When I see people who never opened a Jewish book in their life walking around with a gemara, when people tell me that their whole household is walking around listening to the Daf Yomi podcast, when I come to shul meetings and the topic of conversation is yesterday’s daf, when our shul has what I believe to be the highest concentration of women doing the daf in North America, when I wake up in the morning and open my phone and see tens of people who started their day with some Torah learning, this is nothing short of a spiritual revolution.
That’s my feedback. I underestimated you, I underestimated myself. I underestimated our community. We are capable of so much more.
And so now the question is, what’s next? Do we just collect our $1000 and catch up on all the episodes of Suits that we missed? That’s what the Jewish People did in the desert; they received the Torah and 40 days later they were dancing around a calf. They didn’t get it. They didn’t realize how far they came, how much they grew. They didn’t believe in their spiritual aptitude. But we can.
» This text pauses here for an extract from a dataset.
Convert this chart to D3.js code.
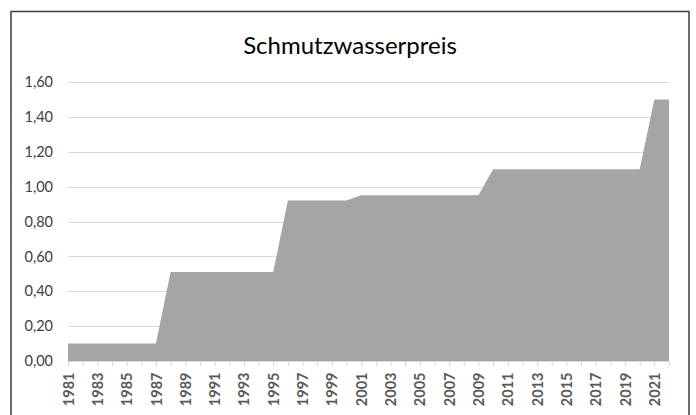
<!DOCTYPE html>
<html>
<head>
<meta charset="utf-8">
<script src="https://cdn.jsdelivr.net/npm/d3@7"></script>
<style>
  body { margin: 0; background: #fff; }
  svg { display: block; }
</style>
</head>
<body>
<svg id="chart" width="696" height="415"></svg>
<script>
// data
var years = [1981, 1982, 1983, 1984, 1985, 1986, 1987, 1988, 1989, 1990,
  1991, 1992, 1993, 1994, 1995, 1996, 1997, 1998, 1999, 2000,
  2001, 2002, 2003, 2004, 2005, 2006, 2007, 2008, 2009, 2010,
  2011, 2012, 2013, 2014, 2015, 2016, 2017, 2018, 2019, 2020,
  2021, 2022];
var prices = [0.10, 0.10, 0.10, 0.10, 0.10, 0.10, 0.10, 0.51, 0.51, 0.51,
  0.51, 0.51, 0.51, 0.51, 0.51, 0.92, 0.92, 0.92, 0.92, 0.92,
  0.95, 0.95, 0.95, 0.95, 0.95, 0.95, 0.95, 0.95, 0.95, 1.10,
  1.10, 1.10, 1.10, 1.10, 1.10, 1.10, 1.10, 1.10, 1.10, 1.10,
  1.50, 1.50];
var yTicks = [0, 0.2, 0.4, 0.6, 0.8, 1.0, 1.2, 1.4, 1.6];
var title = "Schmutzwasserpreis";

var data = years.map(function (d, i) { return {year: d, value: prices[i]}; });

var svg = d3.select("#chart"),
  width = +svg.attr("width"),
  height = +svg.attr("height");

var font = "Lato, 'Open Sans', sans-serif";

// german number format
var de = d3.formatLocale({decimal: ",", thousands: ".", grouping: [3], currency: ["", " €"]});
var fmt = de.format(".2f");

// chart frame (bottom edge is outside the picture)
svg.append("rect")
  .attr("x", 11).attr("y", 11.5)
  .attr("width", 678).attr("height", 420)
  .attr("fill", "none")
  .attr("stroke", "#3f3f3f")
  .attr("stroke-width", 1.5);

var x = d3.scaleLinear()
  .domain([years[0], years[years.length - 1]])
  .range([68, 669]);

var y = d3.scaleLinear()
  .domain([0, 1.6])
  .range([361, 82]);

// gridlines
svg.append("g")
  .selectAll("line")
  .data(yTicks.slice(1))
  .enter().append("line")
  .attr("x1", x.range()[0]).attr("x2", x.range()[1])
  .attr("y1", function (d) { return Math.round(y(d)) + 0.5; })
  .attr("y2", function (d) { return Math.round(y(d)) + 0.5; })
  .attr("stroke", "#d9d9d9")
  .attr("stroke-width", 1);

// area
var area = d3.area()
  .x(function (d) { return x(d.year); })
  .y0(y(0))
  .y1(function (d) { return y(d.value); });

svg.append("path")
  .datum(data)
  .attr("d", area)
  .attr("fill", "#a5a5a5");

// y axis labels
var yAxis = d3.axisLeft(y)
  .tickValues(yTicks)
  .tickSize(0)
  .tickPadding(0)
  .tickFormat(fmt);

var gy = svg.append("g")
  .attr("transform", "translate(53,0)")
  .call(yAxis);
gy.select(".domain").remove();
gy.selectAll("text")
  .attr("font-family", font)
  .attr("font-size", 14.5)
  .attr("fill", "#404040");

// x axis
var xAxis = d3.axisBottom(x)
  .tickValues(years)
  .tickSize(5)
  .tickPadding(0)
  .tickFormat(function (d) { return (d - 1981) % 2 === 0 ? String(d) : ""; });

var gx = svg.append("g")
  .attr("transform", "translate(0," + (Math.round(y(0)) + 0.5) + ")")
  .call(xAxis);
gx.select(".domain")
  .attr("stroke", "#d9d9d9")
  .attr("d", "M" + x.range()[0] + ",0H" + x.range()[1]);
gx.selectAll(".tick line").attr("stroke", "#d9d9d9");
gx.selectAll("text")
  .attr("font-family", font)
  .attr("font-size", 14.5)
  .attr("font-weight", "bold")
  .attr("fill", "#595959")
  .attr("text-anchor", "end")
  .attr("dy", "0.35em")
  .attr("transform", "translate(0,11) rotate(-90)")
  .attr("y", 0)
  .attr("x", 0);

// title
svg.append("text")
  .attr("x", 350)
  .attr("y", 54)
  .attr("text-anchor", "middle")
  .attr("font-family", font)
  .attr("font-size", 24)
  .attr("fill", "#000")
  .text(title);
</script>
</body>
</html>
And so I’d like to share with you all a menu of different daily learning programs. Whether you participated in the Daf Yomi project or not, you can still join this revolution. There is truly something for everyone, whether it’s Daf Yomi, Amud Yomi – a class I hope to start here where we will learn half a daf daily, Nach Yomi, or Mishna Yomi. And we’re going to keep that chat – that whatsapp chat that I initially thought was sooo annoying where everyone typed in that they learned that day. It’s a chat I’ve grown to love and be inspired by. It reminds me throughout the day what we are doing here.
One more thing – if you recall, when I came back from Israel, I shared with you a story about a woman we met outside the destroyed police station of Sederot. This young woman’s husband was a police officer who was killed by terrorists on October 7th. Our learning of the Daf was done in memory of her husband. In less than four weeks from now we will be celebrating our conclusion of Bava Kama, and this woman, Hodaya Harush, and her three adorable little children, will be joining us for a weekend.
When I met this woman, she was a police officer. However, her husband, Eliyahu, had always told her you are capable of so much more, you would make an excellent police investigator. After shloshim, she decided, this widow with three orphaned children under 8, to go further, to grow in her career, to be able to do more for the Jewish People, to be a greater merit to her deceased husband, and she enrolled in a program to become a police investigator.
You’ll meet her soon, and you will see how she is brimming with faith; not only faith in G-d, but a healthy faith in herself, in what she can accomplish. Rav Tzadok HaKohein writes that inasmuch as we are commanded in this week’s parsha to believe in G-d, we are also commanded to believe in ourselves; to stop selling ourselves short.
I look forward to being able to share with Hodaya not only what we already accomplished in her husband’s memory, but what we will continue to accomplish. I look forward to continuing together in this spiritual revolution. Because each one of us is capable of so much more.